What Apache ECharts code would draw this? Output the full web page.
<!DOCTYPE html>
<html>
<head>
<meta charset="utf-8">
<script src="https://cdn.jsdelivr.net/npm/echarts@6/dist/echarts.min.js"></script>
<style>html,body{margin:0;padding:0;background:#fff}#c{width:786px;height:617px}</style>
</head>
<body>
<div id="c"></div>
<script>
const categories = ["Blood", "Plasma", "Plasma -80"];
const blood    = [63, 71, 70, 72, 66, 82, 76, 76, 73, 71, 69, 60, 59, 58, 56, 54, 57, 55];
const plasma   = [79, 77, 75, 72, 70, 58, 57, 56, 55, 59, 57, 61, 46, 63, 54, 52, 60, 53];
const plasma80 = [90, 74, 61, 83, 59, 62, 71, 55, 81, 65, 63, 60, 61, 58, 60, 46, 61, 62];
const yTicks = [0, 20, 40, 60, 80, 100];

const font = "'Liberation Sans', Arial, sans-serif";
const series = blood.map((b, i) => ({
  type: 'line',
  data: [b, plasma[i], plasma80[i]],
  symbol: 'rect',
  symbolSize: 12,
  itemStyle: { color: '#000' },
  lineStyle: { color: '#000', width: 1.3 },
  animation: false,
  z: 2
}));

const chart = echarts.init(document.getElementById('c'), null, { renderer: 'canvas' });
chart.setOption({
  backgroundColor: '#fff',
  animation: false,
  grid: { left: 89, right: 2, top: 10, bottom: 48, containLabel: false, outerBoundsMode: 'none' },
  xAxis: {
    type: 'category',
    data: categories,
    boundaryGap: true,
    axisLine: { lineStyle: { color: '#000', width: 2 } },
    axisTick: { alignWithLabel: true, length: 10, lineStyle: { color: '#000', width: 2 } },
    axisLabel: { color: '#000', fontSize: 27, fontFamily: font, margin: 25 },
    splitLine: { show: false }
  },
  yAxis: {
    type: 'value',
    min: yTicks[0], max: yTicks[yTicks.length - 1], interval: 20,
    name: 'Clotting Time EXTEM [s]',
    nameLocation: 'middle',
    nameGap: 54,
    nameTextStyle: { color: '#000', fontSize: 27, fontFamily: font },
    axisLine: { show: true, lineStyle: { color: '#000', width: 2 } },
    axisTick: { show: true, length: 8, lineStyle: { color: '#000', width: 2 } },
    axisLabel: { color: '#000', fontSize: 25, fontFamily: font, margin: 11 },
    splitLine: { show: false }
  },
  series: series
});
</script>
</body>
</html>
= = =
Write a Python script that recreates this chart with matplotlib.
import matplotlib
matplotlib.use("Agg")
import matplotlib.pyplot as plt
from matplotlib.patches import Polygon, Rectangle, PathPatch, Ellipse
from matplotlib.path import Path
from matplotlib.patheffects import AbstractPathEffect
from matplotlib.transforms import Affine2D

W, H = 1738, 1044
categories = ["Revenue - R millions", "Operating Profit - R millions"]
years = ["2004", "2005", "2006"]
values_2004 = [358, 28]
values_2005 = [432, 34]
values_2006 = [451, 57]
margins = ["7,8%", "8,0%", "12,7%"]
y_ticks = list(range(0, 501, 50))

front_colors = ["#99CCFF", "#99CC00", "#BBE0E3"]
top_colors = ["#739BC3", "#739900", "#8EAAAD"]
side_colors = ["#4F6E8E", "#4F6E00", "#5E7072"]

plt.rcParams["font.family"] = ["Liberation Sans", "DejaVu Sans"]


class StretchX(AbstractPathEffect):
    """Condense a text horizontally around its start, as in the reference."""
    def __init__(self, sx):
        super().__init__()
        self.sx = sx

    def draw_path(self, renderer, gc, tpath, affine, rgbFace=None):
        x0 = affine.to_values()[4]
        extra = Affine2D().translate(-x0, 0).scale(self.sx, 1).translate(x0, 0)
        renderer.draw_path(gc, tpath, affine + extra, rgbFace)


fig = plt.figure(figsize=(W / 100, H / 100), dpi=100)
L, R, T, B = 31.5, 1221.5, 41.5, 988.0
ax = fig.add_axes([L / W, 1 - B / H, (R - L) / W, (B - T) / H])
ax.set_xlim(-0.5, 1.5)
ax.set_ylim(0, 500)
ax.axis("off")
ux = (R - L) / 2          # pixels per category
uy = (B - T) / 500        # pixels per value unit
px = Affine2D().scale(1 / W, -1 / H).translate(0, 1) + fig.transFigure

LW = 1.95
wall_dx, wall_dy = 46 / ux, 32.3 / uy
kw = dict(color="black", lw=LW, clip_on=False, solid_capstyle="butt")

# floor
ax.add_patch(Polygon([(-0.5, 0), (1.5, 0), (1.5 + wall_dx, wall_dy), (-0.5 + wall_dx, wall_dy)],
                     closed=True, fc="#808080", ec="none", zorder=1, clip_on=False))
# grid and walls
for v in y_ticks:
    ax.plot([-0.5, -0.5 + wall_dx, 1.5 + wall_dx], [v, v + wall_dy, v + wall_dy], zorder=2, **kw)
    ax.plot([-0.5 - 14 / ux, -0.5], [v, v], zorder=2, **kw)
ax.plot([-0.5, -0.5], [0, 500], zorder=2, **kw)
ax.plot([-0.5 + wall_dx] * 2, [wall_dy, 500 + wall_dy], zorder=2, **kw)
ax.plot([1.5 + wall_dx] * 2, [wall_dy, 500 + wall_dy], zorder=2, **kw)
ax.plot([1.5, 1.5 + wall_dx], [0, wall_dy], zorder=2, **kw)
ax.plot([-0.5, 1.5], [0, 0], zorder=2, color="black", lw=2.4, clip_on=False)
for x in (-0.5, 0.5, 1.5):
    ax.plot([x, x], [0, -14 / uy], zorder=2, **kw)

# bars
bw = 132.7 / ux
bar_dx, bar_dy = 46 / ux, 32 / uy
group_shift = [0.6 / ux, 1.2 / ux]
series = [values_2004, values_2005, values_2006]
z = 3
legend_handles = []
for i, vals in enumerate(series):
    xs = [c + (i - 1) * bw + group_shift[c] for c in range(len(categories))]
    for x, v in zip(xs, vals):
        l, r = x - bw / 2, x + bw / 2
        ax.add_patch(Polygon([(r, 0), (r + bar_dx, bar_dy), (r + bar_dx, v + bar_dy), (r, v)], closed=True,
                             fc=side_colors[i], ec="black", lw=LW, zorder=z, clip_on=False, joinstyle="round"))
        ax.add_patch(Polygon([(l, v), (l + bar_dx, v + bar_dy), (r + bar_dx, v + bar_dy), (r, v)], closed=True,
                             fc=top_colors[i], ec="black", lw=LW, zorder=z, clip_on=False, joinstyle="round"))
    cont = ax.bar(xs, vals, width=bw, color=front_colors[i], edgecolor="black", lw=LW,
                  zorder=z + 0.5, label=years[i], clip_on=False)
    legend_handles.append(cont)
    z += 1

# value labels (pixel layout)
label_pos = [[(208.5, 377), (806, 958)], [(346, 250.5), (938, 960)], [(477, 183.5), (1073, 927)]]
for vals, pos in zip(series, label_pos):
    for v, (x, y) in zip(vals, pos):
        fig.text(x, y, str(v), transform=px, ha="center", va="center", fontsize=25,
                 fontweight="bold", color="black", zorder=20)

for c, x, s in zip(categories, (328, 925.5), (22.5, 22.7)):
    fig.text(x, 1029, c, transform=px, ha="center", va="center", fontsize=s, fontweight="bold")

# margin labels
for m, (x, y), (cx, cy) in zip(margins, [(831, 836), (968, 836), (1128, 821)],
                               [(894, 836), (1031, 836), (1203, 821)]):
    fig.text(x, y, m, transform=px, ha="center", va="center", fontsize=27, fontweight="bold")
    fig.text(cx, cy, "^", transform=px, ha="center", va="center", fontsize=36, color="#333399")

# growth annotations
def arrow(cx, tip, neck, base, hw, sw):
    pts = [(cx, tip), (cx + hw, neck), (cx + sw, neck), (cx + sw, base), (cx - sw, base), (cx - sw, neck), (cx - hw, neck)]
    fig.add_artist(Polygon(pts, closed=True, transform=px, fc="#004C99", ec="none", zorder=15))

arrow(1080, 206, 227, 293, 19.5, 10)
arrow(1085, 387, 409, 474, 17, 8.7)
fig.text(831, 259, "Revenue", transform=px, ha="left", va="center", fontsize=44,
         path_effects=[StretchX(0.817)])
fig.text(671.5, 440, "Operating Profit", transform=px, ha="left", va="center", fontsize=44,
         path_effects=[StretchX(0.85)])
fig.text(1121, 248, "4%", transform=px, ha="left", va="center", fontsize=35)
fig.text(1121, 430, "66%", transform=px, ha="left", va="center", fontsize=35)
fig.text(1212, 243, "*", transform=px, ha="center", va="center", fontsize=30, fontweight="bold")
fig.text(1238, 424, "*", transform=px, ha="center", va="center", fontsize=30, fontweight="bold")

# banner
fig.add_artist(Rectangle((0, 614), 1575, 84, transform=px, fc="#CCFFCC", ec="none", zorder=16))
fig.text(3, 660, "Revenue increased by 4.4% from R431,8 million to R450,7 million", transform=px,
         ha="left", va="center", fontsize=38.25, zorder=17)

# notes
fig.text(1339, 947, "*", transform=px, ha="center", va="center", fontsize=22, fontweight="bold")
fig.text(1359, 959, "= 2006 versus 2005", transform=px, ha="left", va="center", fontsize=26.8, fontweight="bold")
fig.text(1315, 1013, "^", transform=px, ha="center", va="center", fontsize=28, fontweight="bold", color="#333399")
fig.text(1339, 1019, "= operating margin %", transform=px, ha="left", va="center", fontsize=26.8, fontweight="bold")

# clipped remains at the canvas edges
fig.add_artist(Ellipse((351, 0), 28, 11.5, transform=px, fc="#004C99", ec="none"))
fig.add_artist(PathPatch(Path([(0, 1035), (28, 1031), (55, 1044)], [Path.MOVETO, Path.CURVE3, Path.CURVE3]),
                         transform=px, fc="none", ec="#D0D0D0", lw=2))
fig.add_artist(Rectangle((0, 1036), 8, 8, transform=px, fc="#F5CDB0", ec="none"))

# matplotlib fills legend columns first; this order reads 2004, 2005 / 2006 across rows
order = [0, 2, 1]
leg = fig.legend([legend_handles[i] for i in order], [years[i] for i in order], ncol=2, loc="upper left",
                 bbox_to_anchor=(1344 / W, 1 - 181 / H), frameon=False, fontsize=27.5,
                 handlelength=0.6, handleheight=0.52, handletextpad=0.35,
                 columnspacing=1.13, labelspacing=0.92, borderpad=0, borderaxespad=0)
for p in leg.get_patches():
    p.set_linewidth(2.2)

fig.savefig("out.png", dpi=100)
= = =
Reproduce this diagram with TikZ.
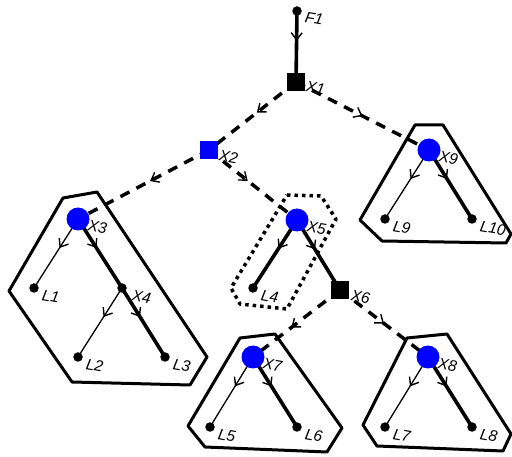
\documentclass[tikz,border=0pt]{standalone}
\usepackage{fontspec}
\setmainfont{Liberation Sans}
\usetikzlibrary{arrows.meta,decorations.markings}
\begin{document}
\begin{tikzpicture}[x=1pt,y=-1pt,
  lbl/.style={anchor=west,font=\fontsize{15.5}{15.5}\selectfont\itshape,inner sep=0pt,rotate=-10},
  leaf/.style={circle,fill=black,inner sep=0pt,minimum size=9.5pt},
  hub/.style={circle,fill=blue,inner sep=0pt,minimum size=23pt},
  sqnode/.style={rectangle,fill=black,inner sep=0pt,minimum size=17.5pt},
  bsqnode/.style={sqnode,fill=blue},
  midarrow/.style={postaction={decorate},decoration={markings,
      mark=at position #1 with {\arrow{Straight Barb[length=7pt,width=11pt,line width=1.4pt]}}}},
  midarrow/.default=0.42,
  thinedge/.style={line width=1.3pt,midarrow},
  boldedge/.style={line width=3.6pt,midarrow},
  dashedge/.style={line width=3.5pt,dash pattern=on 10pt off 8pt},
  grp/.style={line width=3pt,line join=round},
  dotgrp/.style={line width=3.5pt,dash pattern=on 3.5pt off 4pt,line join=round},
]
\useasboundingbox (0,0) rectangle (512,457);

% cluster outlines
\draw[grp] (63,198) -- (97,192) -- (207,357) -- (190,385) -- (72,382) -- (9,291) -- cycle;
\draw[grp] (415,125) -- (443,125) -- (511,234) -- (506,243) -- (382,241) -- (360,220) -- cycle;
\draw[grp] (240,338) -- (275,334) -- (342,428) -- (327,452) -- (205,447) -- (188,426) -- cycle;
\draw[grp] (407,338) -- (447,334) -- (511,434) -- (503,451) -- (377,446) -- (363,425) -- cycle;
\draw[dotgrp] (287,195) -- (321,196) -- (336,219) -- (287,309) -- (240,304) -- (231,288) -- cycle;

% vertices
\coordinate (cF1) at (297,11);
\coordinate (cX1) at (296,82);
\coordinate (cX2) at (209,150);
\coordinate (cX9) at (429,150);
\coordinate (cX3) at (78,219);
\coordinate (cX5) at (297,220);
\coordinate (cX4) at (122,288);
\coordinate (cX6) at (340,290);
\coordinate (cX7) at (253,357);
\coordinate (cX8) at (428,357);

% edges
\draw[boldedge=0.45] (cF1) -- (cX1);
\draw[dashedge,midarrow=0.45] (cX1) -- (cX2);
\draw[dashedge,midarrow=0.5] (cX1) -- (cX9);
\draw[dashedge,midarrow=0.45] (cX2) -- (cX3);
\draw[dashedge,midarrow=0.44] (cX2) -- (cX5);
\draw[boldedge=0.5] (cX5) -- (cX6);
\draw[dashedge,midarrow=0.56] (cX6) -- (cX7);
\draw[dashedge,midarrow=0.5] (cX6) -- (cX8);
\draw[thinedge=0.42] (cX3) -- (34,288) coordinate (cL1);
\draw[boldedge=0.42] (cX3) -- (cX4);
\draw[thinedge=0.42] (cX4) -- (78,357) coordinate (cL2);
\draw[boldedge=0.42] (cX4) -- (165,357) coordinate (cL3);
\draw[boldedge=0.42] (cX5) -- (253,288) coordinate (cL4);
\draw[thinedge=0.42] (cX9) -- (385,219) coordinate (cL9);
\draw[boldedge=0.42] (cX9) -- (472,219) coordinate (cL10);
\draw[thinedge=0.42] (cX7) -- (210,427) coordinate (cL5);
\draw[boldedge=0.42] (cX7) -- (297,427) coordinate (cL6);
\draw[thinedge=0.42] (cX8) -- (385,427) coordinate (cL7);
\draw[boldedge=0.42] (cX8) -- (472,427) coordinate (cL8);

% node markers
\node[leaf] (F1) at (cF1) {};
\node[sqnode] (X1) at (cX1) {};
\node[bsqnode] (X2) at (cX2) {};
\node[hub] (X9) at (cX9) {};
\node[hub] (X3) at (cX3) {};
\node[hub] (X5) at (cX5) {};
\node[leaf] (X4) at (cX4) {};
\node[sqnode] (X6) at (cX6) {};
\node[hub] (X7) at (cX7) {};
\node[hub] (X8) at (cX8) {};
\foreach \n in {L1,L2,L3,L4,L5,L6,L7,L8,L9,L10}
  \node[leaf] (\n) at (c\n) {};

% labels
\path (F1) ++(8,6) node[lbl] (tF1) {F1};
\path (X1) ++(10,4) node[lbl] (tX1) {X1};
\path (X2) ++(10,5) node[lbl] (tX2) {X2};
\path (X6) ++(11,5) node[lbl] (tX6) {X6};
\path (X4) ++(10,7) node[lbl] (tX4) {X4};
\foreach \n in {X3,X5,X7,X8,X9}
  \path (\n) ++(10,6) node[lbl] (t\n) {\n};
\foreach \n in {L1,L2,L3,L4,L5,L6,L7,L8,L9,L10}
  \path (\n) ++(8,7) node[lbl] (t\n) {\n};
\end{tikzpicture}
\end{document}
= = =
• WRITTEN INSTRUCTION:
In the data above, find the line that contains "Write a Python" and the line that contains "y_ticks = list(range(0, 501, 50))". Repeat exactly those lines and every line between them, and only those.

• RESULT BELOW:
Write a Python script that recreates this chart with matplotlib.
import matplotlib
matplotlib.use("Agg")
import matplotlib.pyplot as plt
from matplotlib.patches import Polygon, Rectangle, PathPatch, Ellipse
from matplotlib.path import Path
from matplotlib.patheffects import AbstractPathEffect
from matplotlib.transforms import Affine2D

W, H = 1738, 1044
categories = ["Revenue - R millions", "Operating Profit - R millions"]
years = ["2004", "2005", "2006"]
values_2004 = [358, 28]
values_2005 = [432, 34]
values_2006 = [451, 57]
margins = ["7,8%", "8,0%", "12,7%"]
y_ticks = list(range(0, 501, 50))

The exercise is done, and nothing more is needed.